I started school when I was three years old. Do you remember the house at the
corner, with a barn, both back from the street? Two young ladies kept
school there, and that was where I was sent. My sister and Richard were
sent when they were two years old. There was a big cradle in which they
laid the little ones when they went to sleep. I remember how angry Maria
was once because the teacher tapped Richard on the head with a thimble
to punish hime. The school was in a chamber in the second story of the
barn, with broad stairs leading up to it. At the end of recess we used
to trudge up those stairs together, shouting " Recess's over! Recess's
over!" I suppose that the chamber was a finished room and that they
could heat it somehow, but I can't remember. I know I went to school only
in the summer there and at first when I went to Miss Ropes's school on
Federal Street. My brother used to teach me at home in winter. Miss Ropes's
school was on Federal Street near Federal Street Court. I went there when
I was seven. They planned to have me stay with Aunt Dyke so I could go
to school in winter, but I was so homesick that they gave it up at the
end of a week.
While I was calling on Miss Rebecca yesterday, the door bell rang and I went
to answer it for her. It was the census taker, inquiring if Rebecca Manning
lived there. "Yes, she lies here and has lived here for more than
ninety-one year," said I. Then I went back to her, thinking of ninety-one
years in one house -- 1834 to 1925 -- lived by an alert mind: from the
administration of Jackson to the day of Calvin Coolidge; from the day
of fireplace heat to the day of the furnace; from the day when the housewife
cooked on the hearth to the day of the gas stove and electricity; from
whale oil to electric lights; from the horse through the bicycle to the
automobile and the airplane; ninety-one years of rapid changes.

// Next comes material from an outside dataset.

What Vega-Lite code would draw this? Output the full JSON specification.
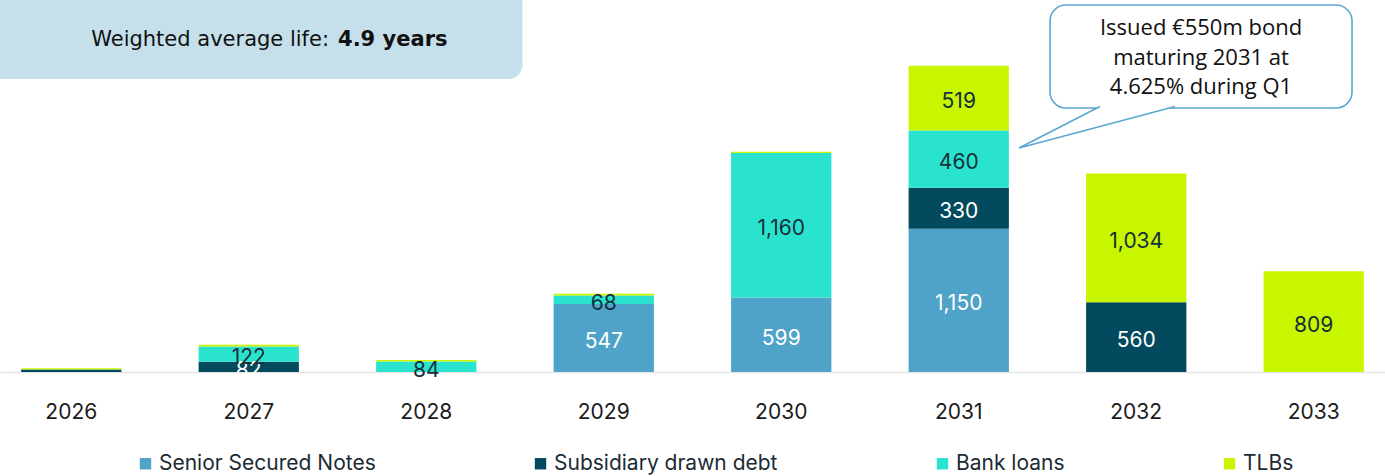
{
  "$schema": "https://vega.github.io/schema/vega-lite/v6.json",
  "width": 1385,
  "height": 372,
  "autosize": {"type": "none"},
  "padding": {"left": 0, "top": 0, "right": 0, "bottom": 104},
  "background": "white",
  "config": {"view": {"stroke": null}, "font": "Inter"},
  "datasets": {
    "debt": [
      {"year": "2026", "series": "Subsidiary drawn debt", "value": 20},
      {"year": "2026", "series": "TLBs", "value": 10},
      {"year": "2027", "series": "Subsidiary drawn debt", "value": 82},
      {"year": "2027", "series": "Bank loans", "value": 122},
      {"year": "2027", "series": "TLBs", "value": 15},
      {"year": "2028", "series": "Bank loans", "value": 84},
      {"year": "2028", "series": "TLBs", "value": 12},
      {"year": "2029", "series": "Senior Secured Notes", "value": 547},
      {"year": "2029", "series": "Bank loans", "value": 68},
      {"year": "2029", "series": "TLBs", "value": 13},
      {"year": "2030", "series": "Senior Secured Notes", "value": 599},
      {"year": "2030", "series": "Bank loans", "value": 1160},
      {"year": "2030", "series": "TLBs", "value": 10},
      {"year": "2031", "series": "Senior Secured Notes", "value": 1150},
      {"year": "2031", "series": "Subsidiary drawn debt", "value": 330},
      {"year": "2031", "series": "Bank loans", "value": 460},
      {"year": "2031", "series": "TLBs", "value": 519},
      {"year": "2032", "series": "Subsidiary drawn debt", "value": 560},
      {"year": "2032", "series": "TLBs", "value": 1034},
      {"year": "2033", "series": "TLBs", "value": 809}
    ]
  },
  "layer": [
    {
      "data": {"values": [{"note": "summary box"}]},
      "mark": {"type": "point", "shape": "M -2.545 -0.495 H 2.545 A 0.14 0.14 0 0 1 2.685 -0.355 V 0.355 A 0.14 0.14 0 0 1 2.545 0.495 H -2.545 A 0.14 0.14 0 0 1 -2.685 0.355 V -0.355 A 0.14 0.14 0 0 1 -2.545 -0.495 Z", "size": 40000, "filled": true, "fill": "#C5E0EA", "strokeWidth": 0, "opacity": 1},
      "encoding": {
        "x": {"datum": "2027", "type": "ordinal", "bandPosition": 0.552},
        "y": {"datum": 2751, "type": "quantitative", "axis": null}
      }
    },
    {
      "data": {"name": "debt"},
      "transform": [
        {"calculate": "indexof(['Senior Secured Notes','Subsidiary drawn debt','Bank loans','TLBs'], datum.series)", "as": "rank"},
        {"stack": "value", "groupby": ["year"], "sort": [{"field": "rank", "order": "ascending"}], "as": ["v0", "v1"]}
      ],
      "mark": {"type": "bar"},
      "encoding": {
        "x": {
          "field": "year", "type": "ordinal",
          "scale": {"paddingInner": 0.435, "paddingOuter": 0.119},
          "axis": {"title": null, "domainColor": "#E6E6E6", "domainWidth": 1.5, "ticks": false, "labelFontSize": 21, "labelColor": "#1b1b1b", "labelPadding": 29, "labelBaseline": "top", "labelFont": "Inter", "labelAngle": 0, "labelAlign": "center", "labelOffset": 0}
        },
        "y": {
          "field": "v0", "type": "quantitative",
          "scale": {"domain": [0, 2988], "nice": false},
          "axis": null
        },
        "y2": {"field": "v1"},
        "color": {
          "field": "series", "type": "nominal",
          "scale": {"domain": ["Senior Secured Notes", "Subsidiary drawn debt", "Bank loans", "TLBs"], "range": ["#4FA3C8", "#034A5E", "#29E3CF", "#C8F500"]},
          "legend": {"orient": "none", "legendX": 135, "legendY": 453, "direction": "horizontal", "title": null, "symbolType": "square", "symbolSize": 130, "symbolStrokeWidth": 0, "labelFontSize": 21, "labelFont": "Inter", "labelColor": "#1b2b33", "labelOffset": 3, "labelLimit": 0, "columnPadding": 154}
        }
      }
    },
    {
      "data": {"name": "debt"},
      "transform": [
        {"calculate": "indexof(['Senior Secured Notes','Subsidiary drawn debt','Bank loans','TLBs'], datum.series)", "as": "rank"},
        {"stack": "value", "groupby": ["year"], "sort": [{"field": "rank", "order": "ascending"}], "as": ["v0", "v1"]},
        {"calculate": "(datum.v0 + datum.v1) / 2", "as": "mid"},
        {"filter": "datum.value >= 50"}
      ],
      "mark": {"type": "text", "fontSize": 21, "font": "Inter", "baseline": "middle", "dy": 4},
      "encoding": {
        "x": {"field": "year", "type": "ordinal"},
        "y": {"field": "mid", "type": "quantitative", "axis": null},
        "text": {"field": "value", "type": "quantitative", "format": ","},
        "color": {"condition": {"test": "datum.series === 'Senior Secured Notes' || datum.series === 'Subsidiary drawn debt'", "value": "white"}, "value": "#15303A"}
      }
    },
    {
      "data": {"values": [{"t": "Weighted average life:"}]},
      "mark": {"type": "text", "align": "right", "baseline": "middle", "fontSize": 21, "font": "DejaVu Sans", "color": "#111111"},
      "encoding": {
        "x": {"datum": "2027", "type": "ordinal", "bandPosition": 1.3},
        "y": {"datum": 2667, "type": "quantitative", "axis": null},
        "text": {"field": "t"}
      }
    },
    {
      "data": {"values": [{"t": "4.9 years"}]},
      "mark": {"type": "text", "align": "left", "baseline": "middle", "fontSize": 21, "font": "DejaVu Sans", "fontWeight": "bold", "color": "#111111"},
      "encoding": {
        "x": {"datum": "2027", "type": "ordinal", "bandPosition": 1.39},
        "y": {"datum": 2667, "type": "quantitative", "axis": null},
        "text": {"field": "t"}
      }
    },
    {
      "data": {"values": [{"note": "callout box"}]},
      "mark": {"type": "point", "shape": "M -1.35 -0.515 H 1.35 A 0.16 0.16 0 0 1 1.51 -0.355 V 0.355 A 0.16 0.16 0 0 1 1.35 0.515 H -1.35 A 0.16 0.16 0 0 1 -1.51 0.355 V -0.355 A 0.16 0.16 0 0 1 -1.35 -0.515 Z", "size": 40000, "filled": true, "fill": "white", "stroke": "#5AA7CF", "strokeWidth": 1.6, "opacity": 1},
      "encoding": {
        "x": {"datum": "2032", "type": "ordinal", "bandPosition": 1.146},
        "y": {"datum": 2534, "type": "quantitative", "axis": null}
      }
    },
    {
      "data": {"values": [{"note": "callout tail"}]},
      "mark": {"type": "point", "shape": "M 0.03 -0.2075 L -0.78 0.2075 L 0.78 -0.2075", "size": 40000, "filled": true, "fill": "white", "stroke": "#5AA7CF", "strokeWidth": 1.6, "opacity": 1},
      "encoding": {
        "x": {"datum": "2031", "type": "ordinal", "bandPosition": 1.879},
        "y": {"datum": 1966, "type": "quantitative", "axis": null}
      }
    },
    {
      "data": {"values": [{"t": "Issued €550m bond\nmaturing 2031 at\n4.625% during Q1"}]},
      "mark": {"type": "text", "align": "center", "baseline": "middle", "fontSize": 22, "font": "Open Sans", "lineHeight": 29.5, "lineBreak": "\n", "color": "#111111"},
      "encoding": {
        "x": {"datum": "2032", "type": "ordinal", "bandPosition": 1.146},
        "y": {"datum": 2763, "type": "quantitative", "axis": null},
        "text": {"field": "t"}
      }
    }
  ]
}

It was one hundred and one years ago next month -- the 21st of December,
1824 -- that Father and Mother were married and came to live here. They
were married in Ipswich and had to drive up with horses. My Aunt Dyke
sent over her hired girl, Sally Herrick, to start a fire in the fireplace
in this room -- it must have been the only fire in the house that night.

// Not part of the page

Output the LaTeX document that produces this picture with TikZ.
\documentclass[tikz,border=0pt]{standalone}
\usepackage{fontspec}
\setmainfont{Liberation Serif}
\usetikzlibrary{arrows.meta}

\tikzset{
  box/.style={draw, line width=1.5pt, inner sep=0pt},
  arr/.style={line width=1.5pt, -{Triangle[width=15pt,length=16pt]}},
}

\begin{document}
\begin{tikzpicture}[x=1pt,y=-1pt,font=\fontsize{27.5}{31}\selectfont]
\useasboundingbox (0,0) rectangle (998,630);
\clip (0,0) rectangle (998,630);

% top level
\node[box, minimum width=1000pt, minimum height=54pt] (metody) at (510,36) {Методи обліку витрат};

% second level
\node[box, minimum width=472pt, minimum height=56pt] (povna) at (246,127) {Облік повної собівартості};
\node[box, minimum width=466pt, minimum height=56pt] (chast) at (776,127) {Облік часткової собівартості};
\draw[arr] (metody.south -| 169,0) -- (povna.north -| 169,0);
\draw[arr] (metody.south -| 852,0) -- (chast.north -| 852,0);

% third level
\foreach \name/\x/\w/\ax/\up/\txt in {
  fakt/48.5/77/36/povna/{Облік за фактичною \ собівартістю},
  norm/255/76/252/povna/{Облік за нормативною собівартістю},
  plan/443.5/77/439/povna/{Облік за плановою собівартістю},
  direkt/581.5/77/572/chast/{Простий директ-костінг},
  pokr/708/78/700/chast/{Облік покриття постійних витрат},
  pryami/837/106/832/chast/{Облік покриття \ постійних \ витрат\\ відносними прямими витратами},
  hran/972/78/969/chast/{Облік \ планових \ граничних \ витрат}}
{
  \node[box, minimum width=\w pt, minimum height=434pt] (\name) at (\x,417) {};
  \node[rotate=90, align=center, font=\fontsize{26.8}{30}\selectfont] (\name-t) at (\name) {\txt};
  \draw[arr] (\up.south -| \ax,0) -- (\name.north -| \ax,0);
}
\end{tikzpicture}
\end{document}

The parlor was not finished for some years; I can remember when my father
used it for a fruit room.
Father had put down the carpet in this room, but he had not had time
to cut it out around the hearth, so Sally Herrick spread her bundle handkerchief
on the carpet there to keep the sparks from burning it. I know Mother
said the first thing she did the next day was to cut out the carpet around
the hearth.
Family of Richard C. Manning, Sr.: at 81 Lafayette St. (garden extended
to water) from'76 to about'89., Then all boarded at 17 North St., until
they moved to Essex St.
In 1890-91 Richard Jr. was teaching in Worcester. Then he became a student
again. In '95-'96 he was an instructor at Harvard. Later a professor at
Hobart College. then at Gambier where he spent the rest of his life.